All of the material below is to be restated word for word, apart from the pictures.

= = = = =

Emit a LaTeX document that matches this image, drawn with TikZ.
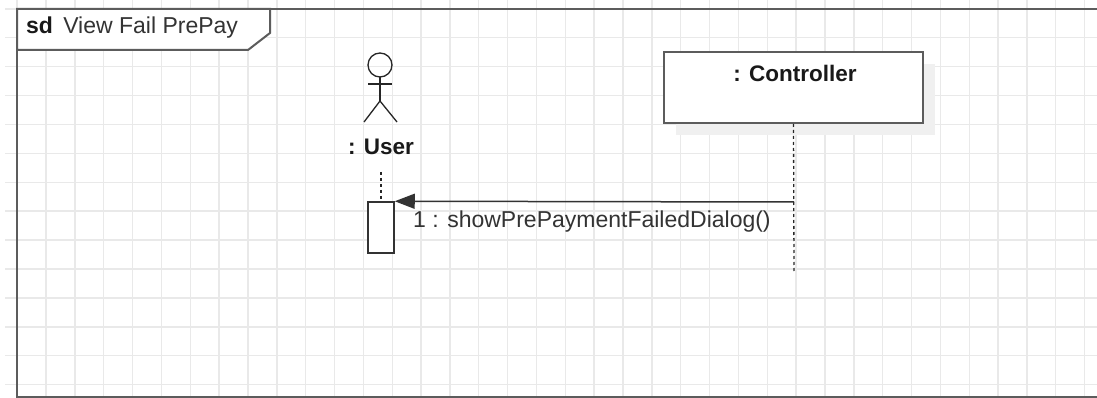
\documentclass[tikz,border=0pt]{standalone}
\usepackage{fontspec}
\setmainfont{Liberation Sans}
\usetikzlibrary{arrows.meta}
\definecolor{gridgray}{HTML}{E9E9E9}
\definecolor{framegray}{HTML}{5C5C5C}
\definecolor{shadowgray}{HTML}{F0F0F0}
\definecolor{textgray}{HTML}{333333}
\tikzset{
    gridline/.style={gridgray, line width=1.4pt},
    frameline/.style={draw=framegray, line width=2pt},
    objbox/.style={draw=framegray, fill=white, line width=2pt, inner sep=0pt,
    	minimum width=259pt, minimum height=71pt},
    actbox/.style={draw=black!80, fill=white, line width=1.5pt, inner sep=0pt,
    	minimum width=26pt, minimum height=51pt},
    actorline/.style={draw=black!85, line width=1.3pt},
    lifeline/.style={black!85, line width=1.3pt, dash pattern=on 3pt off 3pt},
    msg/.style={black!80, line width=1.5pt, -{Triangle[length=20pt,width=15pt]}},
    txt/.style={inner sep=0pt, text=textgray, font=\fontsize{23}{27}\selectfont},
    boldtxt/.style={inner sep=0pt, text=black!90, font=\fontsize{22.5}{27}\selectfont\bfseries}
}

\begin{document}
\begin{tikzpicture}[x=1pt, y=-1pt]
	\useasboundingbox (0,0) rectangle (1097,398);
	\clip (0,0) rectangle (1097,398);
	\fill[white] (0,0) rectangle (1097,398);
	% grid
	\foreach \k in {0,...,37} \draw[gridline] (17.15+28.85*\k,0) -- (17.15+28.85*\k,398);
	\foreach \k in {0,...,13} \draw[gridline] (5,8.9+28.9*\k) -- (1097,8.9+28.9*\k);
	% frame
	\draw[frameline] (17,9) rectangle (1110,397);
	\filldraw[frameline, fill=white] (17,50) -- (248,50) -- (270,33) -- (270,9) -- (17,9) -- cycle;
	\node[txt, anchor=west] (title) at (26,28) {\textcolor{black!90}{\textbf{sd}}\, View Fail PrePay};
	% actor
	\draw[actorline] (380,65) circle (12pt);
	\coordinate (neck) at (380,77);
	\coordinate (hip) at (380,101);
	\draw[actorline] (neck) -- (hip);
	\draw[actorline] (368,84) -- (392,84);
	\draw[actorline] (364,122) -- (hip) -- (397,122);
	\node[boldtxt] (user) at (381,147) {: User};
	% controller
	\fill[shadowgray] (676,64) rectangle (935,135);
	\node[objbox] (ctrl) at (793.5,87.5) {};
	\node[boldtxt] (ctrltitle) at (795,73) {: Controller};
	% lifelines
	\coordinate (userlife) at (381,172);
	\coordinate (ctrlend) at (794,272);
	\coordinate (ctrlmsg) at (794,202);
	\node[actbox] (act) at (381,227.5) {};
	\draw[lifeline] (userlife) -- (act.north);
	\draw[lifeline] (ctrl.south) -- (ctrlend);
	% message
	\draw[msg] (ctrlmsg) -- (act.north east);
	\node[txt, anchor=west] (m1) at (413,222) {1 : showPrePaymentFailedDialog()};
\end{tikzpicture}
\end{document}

= = = = =

Completed task:
Emit a LaTeX document that matches this image, drawn with TikZ.
\documentclass[tikz,border=0pt]{standalone}
\usepackage{fontspec}
\setmainfont{Liberation Sans}
\usetikzlibrary{arrows.meta}
\definecolor{gridgray}{HTML}{E9E9E9}
\definecolor{framegray}{HTML}{5C5C5C}
\definecolor{shadowgray}{HTML}{F0F0F0}
\definecolor{textgray}{HTML}{333333}
\tikzset{
    gridline/.style={gridgray, line width=1.4pt},
    frameline/.style={draw=framegray, line width=2pt},
    objbox/.style={draw=framegray, fill=white, line width=2pt, inner sep=0pt,
    	minimum width=259pt, minimum height=71pt},
    actbox/.style={draw=black!80, fill=white, line width=1.5pt, inner sep=0pt,
    	minimum width=26pt, minimum height=51pt},
    actorline/.style={draw=black!85, line width=1.3pt},
    lifeline/.style={black!85, line width=1.3pt, dash pattern=on 3pt off 3pt},
    msg/.style={black!80, line width=1.5pt, -{Triangle[length=20pt,width=15pt]}},
    txt/.style={inner sep=0pt, text=textgray, font=\fontsize{23}{27}\selectfont},
    boldtxt/.style={inner sep=0pt, text=black!90, font=\fontsize{22.5}{27}\selectfont\bfseries}
}

\begin{document}
\begin{tikzpicture}[x=1pt, y=-1pt]
	\useasboundingbox (0,0) rectangle (1097,398);
	\clip (0,0) rectangle (1097,398);
	\fill[white] (0,0) rectangle (1097,398);
	% grid
	\foreach \k in {0,...,37} \draw[gridline] (17.15+28.85*\k,0) -- (17.15+28.85*\k,398);
	\foreach \k in {0,...,13} \draw[gridline] (5,8.9+28.9*\k) -- (1097,8.9+28.9*\k);
	% frame
	\draw[frameline] (17,9) rectangle (1110,397);
	\filldraw[frameline, fill=white] (17,50) -- (248,50) -- (270,33) -- (270,9) -- (17,9) -- cycle;
	\node[txt, anchor=west] (title) at (26,28) {\textcolor{black!90}{\textbf{sd}}\, View Fail PrePay};
	% actor
	\draw[actorline] (380,65) circle (12pt);
	\coordinate (neck) at (380,77);
	\coordinate (hip) at (380,101);
	\draw[actorline] (neck) -- (hip);
	\draw[actorline] (368,84) -- (392,84);
	\draw[actorline] (364,122) -- (hip) -- (397,122);
	\node[boldtxt] (user) at (381,147) {: User};
	% controller
	\fill[shadowgray] (676,64) rectangle (935,135);
	\node[objbox] (ctrl) at (793.5,87.5) {};
	\node[boldtxt] (ctrltitle) at (795,73) {: Controller};
	% lifelines
	\coordinate (userlife) at (381,172);
	\coordinate (ctrlend) at (794,272);
	\coordinate (ctrlmsg) at (794,202);
	\node[actbox] (act) at (381,227.5) {};
	\draw[lifeline] (userlife) -- (act.north);
	\draw[lifeline] (ctrl.south) -- (ctrlend);
	% message
	\draw[msg] (ctrlmsg) -- (act.north east);
	\node[txt, anchor=west] (m1) at (413,222) {1 : showPrePaymentFailedDialog()};
\end{tikzpicture}
\end{document}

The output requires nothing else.